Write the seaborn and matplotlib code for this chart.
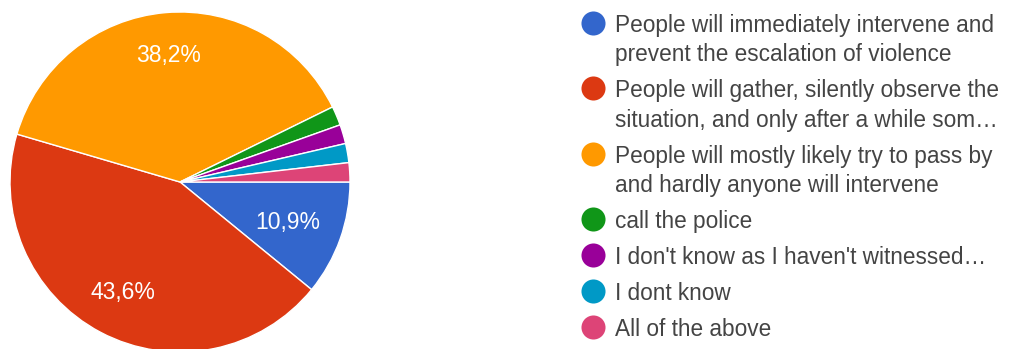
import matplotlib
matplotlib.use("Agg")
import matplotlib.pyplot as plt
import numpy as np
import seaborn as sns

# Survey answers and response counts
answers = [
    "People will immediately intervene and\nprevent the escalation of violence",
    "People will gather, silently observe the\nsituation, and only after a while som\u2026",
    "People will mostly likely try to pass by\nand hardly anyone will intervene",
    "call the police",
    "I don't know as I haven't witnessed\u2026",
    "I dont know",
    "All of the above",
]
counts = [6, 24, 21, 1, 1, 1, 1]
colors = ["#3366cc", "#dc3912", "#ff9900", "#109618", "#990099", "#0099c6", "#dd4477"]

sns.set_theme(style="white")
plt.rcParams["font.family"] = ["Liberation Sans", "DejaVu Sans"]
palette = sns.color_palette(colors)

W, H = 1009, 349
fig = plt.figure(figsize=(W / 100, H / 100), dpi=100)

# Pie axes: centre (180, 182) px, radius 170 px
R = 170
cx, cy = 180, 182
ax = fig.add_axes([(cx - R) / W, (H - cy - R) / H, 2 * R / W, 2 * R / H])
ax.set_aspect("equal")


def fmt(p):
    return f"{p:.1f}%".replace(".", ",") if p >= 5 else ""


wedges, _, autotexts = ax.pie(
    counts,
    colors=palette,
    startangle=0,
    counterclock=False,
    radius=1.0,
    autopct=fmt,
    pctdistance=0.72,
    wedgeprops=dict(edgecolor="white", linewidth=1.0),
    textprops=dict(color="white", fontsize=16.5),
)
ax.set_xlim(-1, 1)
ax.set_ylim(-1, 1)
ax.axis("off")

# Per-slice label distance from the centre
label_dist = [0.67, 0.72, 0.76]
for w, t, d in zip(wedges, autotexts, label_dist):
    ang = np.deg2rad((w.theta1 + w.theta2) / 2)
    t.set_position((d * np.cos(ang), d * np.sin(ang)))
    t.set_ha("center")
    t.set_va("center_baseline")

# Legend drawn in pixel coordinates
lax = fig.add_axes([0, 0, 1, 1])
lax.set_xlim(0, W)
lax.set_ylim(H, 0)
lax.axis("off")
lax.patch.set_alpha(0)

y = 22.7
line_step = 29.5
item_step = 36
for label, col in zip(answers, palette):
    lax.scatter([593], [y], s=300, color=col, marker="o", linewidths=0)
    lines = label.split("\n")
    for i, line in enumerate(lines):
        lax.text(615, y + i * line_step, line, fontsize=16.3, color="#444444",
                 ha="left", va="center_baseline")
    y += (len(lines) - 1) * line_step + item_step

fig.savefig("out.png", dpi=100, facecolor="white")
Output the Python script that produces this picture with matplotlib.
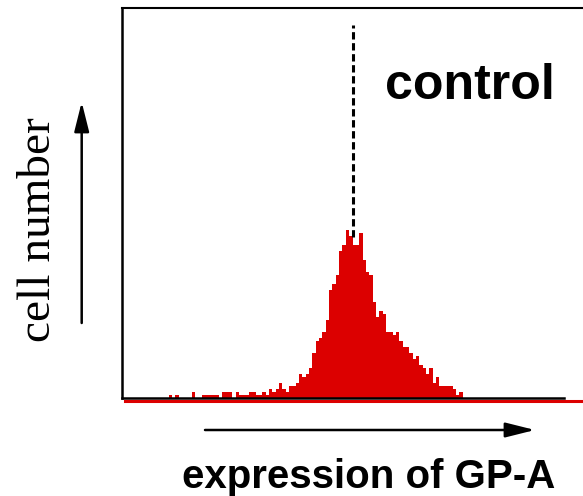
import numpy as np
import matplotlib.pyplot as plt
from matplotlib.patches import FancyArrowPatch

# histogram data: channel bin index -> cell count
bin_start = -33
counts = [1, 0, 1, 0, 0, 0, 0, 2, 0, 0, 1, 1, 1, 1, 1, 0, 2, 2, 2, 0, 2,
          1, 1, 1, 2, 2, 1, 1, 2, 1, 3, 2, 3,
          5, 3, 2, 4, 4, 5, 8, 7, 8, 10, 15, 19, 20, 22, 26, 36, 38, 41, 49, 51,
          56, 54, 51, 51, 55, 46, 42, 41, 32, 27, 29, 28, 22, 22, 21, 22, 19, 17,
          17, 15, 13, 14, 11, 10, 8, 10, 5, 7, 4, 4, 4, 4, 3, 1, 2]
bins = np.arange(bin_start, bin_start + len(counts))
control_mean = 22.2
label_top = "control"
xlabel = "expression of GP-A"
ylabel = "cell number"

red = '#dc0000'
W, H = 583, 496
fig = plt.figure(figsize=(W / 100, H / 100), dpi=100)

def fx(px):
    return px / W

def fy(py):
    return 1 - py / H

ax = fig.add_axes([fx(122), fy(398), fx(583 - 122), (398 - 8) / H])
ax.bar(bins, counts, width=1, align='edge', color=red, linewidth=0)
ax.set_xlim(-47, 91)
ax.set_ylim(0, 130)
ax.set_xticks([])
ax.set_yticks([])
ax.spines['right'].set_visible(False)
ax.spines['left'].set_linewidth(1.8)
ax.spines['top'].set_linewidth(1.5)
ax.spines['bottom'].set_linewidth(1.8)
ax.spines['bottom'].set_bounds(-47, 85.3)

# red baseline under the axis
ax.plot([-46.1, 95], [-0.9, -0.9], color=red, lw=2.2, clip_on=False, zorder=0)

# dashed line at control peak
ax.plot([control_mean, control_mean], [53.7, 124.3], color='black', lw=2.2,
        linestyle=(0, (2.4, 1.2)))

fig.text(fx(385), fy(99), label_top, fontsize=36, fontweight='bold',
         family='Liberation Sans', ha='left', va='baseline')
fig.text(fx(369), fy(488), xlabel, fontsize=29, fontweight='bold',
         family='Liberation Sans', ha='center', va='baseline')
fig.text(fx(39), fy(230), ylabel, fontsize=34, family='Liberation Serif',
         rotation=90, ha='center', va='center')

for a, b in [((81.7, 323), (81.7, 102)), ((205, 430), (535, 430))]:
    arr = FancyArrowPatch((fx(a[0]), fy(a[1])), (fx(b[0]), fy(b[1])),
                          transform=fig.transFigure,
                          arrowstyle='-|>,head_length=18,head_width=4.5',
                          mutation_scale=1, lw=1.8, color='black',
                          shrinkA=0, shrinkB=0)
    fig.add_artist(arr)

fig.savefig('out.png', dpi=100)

··········

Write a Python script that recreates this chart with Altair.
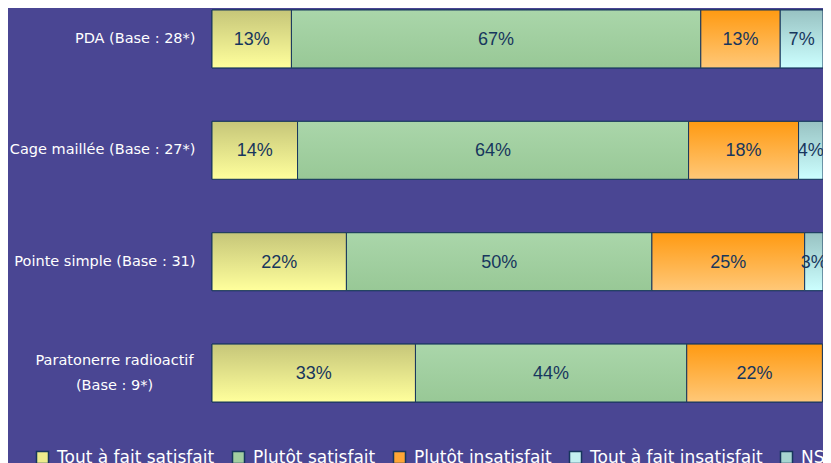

··········

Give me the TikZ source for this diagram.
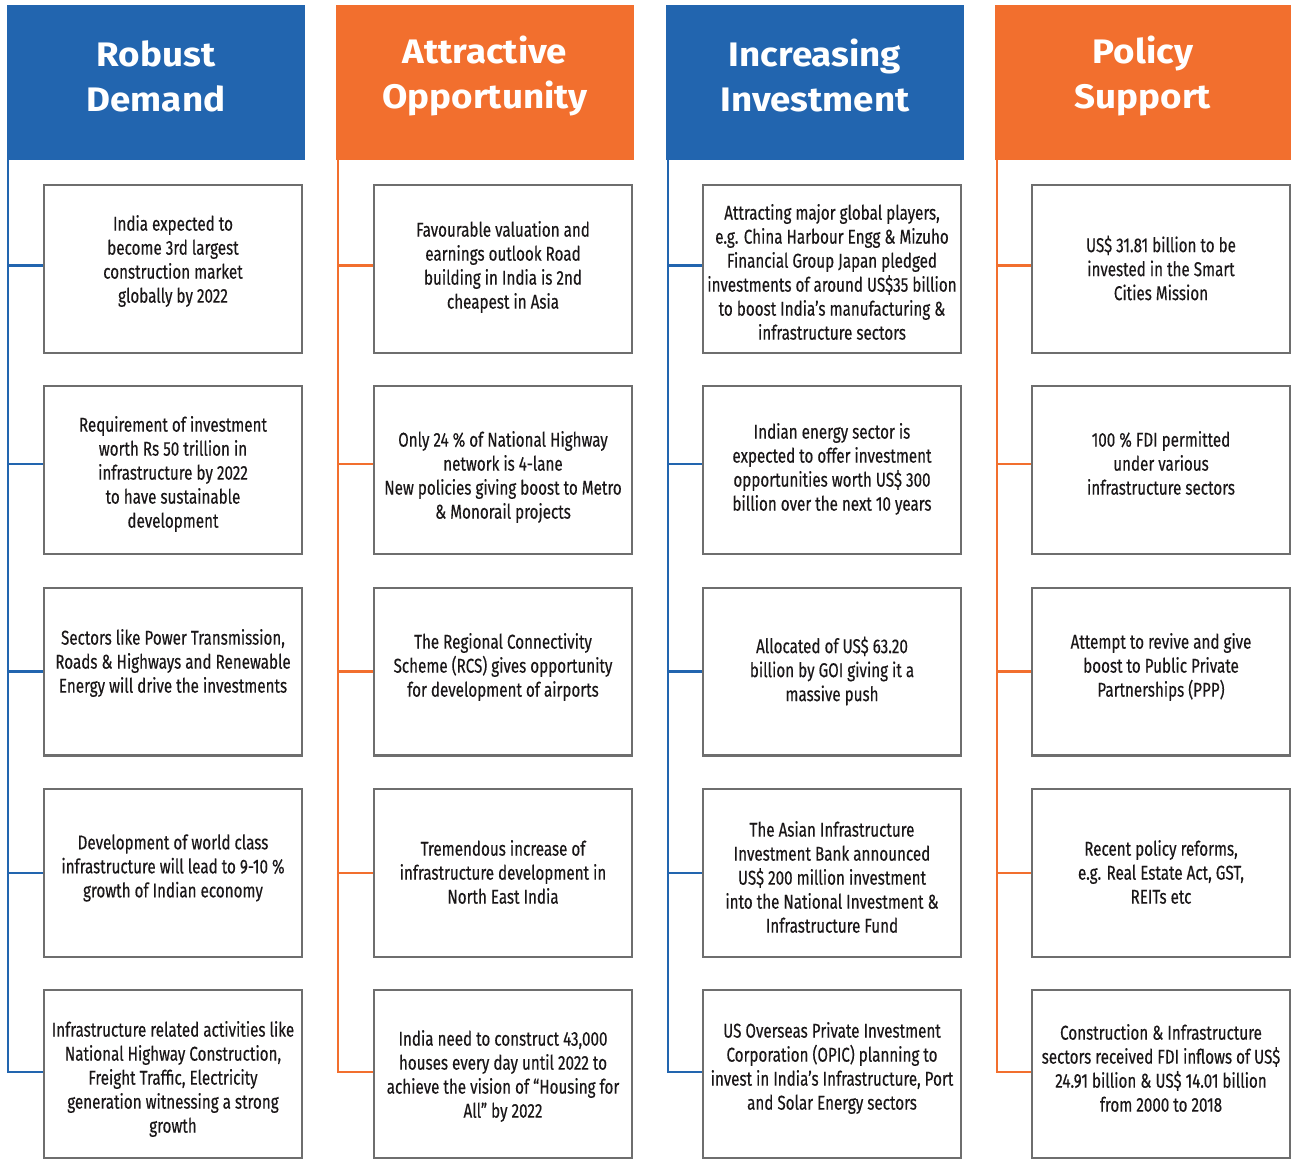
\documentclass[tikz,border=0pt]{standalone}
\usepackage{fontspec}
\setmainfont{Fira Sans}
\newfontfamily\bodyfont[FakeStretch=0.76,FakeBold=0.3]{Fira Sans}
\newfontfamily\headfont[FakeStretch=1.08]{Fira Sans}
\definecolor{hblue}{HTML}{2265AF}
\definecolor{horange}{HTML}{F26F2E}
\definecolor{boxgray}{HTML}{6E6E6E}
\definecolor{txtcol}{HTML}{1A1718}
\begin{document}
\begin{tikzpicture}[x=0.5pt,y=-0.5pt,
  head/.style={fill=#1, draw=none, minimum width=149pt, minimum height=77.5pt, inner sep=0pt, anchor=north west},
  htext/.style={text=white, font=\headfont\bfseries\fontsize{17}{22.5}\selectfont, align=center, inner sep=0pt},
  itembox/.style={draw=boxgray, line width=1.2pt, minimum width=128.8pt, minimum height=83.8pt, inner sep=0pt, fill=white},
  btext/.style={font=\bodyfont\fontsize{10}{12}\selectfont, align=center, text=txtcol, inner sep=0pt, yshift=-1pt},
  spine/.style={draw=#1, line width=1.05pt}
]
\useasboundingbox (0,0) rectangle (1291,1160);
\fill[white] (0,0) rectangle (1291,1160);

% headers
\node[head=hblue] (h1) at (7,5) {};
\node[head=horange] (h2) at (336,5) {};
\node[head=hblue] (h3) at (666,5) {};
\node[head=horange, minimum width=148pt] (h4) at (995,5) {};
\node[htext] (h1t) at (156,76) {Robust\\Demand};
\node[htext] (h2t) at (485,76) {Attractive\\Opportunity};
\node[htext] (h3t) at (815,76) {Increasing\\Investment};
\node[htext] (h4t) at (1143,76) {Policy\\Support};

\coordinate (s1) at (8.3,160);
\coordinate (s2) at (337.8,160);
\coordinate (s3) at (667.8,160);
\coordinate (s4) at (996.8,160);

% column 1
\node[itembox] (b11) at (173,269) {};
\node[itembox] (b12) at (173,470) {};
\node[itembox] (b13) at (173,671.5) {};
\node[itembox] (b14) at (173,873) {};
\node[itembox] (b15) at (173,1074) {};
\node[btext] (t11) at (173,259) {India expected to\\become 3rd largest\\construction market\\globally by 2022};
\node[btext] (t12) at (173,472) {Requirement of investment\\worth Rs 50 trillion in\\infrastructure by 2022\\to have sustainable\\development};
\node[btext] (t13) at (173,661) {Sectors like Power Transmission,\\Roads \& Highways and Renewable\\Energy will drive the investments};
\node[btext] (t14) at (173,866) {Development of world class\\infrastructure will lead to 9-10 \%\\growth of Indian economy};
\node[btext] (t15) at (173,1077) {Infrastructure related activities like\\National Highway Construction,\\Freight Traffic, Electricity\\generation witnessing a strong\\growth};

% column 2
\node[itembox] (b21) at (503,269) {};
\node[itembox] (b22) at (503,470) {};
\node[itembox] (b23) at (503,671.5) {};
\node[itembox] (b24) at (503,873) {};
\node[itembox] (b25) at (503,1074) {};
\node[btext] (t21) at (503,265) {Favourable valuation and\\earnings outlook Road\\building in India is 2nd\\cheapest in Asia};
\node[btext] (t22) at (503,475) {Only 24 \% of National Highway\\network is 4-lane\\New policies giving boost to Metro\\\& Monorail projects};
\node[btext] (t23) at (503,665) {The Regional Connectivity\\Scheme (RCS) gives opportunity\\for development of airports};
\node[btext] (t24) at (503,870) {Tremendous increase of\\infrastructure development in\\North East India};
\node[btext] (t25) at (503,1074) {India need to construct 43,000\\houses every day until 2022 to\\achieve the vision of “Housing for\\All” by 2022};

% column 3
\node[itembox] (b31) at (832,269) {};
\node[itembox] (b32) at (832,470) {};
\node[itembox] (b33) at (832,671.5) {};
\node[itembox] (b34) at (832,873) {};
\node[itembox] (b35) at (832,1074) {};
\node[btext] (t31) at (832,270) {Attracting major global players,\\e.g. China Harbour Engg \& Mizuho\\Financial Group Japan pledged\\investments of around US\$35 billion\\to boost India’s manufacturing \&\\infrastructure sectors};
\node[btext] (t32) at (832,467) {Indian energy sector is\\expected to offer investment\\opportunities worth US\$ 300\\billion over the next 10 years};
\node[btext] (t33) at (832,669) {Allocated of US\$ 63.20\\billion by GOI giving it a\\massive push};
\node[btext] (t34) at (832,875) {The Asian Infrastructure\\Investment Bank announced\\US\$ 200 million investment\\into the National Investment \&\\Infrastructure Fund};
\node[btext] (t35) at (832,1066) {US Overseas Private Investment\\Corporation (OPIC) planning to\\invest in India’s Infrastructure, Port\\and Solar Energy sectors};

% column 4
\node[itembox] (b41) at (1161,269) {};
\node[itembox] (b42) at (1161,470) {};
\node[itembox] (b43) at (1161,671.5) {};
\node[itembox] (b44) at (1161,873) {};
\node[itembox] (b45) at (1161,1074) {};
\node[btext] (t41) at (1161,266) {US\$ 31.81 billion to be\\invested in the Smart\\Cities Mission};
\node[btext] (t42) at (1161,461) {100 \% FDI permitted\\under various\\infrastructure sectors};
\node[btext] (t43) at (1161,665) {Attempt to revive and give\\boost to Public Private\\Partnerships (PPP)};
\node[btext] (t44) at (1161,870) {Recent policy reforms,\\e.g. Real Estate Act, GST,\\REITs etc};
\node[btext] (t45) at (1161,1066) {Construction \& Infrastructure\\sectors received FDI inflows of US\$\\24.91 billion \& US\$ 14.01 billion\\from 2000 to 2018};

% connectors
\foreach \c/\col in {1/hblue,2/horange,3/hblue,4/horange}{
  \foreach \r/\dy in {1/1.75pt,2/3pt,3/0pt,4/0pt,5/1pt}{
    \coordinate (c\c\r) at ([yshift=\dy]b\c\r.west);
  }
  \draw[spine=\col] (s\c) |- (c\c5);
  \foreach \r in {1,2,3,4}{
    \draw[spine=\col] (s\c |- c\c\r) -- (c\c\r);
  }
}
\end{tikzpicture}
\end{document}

··········

**Short exercise**
In the listing above, find the line containing "Give me the TikZ source for this diagram." and the line containing "(s4) at (996.8,160);", then write out both of them and every line between, exactly, with no pictures.

**The result**
Give me the TikZ source for this diagram.
\documentclass[tikz,border=0pt]{standalone}
\usepackage{fontspec}
\setmainfont{Fira Sans}
\newfontfamily\bodyfont[FakeStretch=0.76,FakeBold=0.3]{Fira Sans}
\newfontfamily\headfont[FakeStretch=1.08]{Fira Sans}
\definecolor{hblue}{HTML}{2265AF}
\definecolor{horange}{HTML}{F26F2E}
\definecolor{boxgray}{HTML}{6E6E6E}
\definecolor{txtcol}{HTML}{1A1718}
\begin{document}
\begin{tikzpicture}[x=0.5pt,y=-0.5pt,
  head/.style={fill=#1, draw=none, minimum width=149pt, minimum height=77.5pt, inner sep=0pt, anchor=north west},
  htext/.style={text=white, font=\headfont\bfseries\fontsize{17}{22.5}\selectfont, align=center, inner sep=0pt},
  itembox/.style={draw=boxgray, line width=1.2pt, minimum width=128.8pt, minimum height=83.8pt, inner sep=0pt, fill=white},
  btext/.style={font=\bodyfont\fontsize{10}{12}\selectfont, align=center, text=txtcol, inner sep=0pt, yshift=-1pt},
  spine/.style={draw=#1, line width=1.05pt}
]
\useasboundingbox (0,0) rectangle (1291,1160);
\fill[white] (0,0) rectangle (1291,1160);

% headers
\node[head=hblue] (h1) at (7,5) {};
\node[head=horange] (h2) at (336,5) {};
\node[head=hblue] (h3) at (666,5) {};
\node[head=horange, minimum width=148pt] (h4) at (995,5) {};
\node[htext] (h1t) at (156,76) {Robust\\Demand};
\node[htext] (h2t) at (485,76) {Attractive\\Opportunity};
\node[htext] (h3t) at (815,76) {Increasing\\Investment};
\node[htext] (h4t) at (1143,76) {Policy\\Support};

\coordinate (s1) at (8.3,160);
\coordinate (s2) at (337.8,160);
\coordinate (s3) at (667.8,160);
\coordinate (s4) at (996.8,160);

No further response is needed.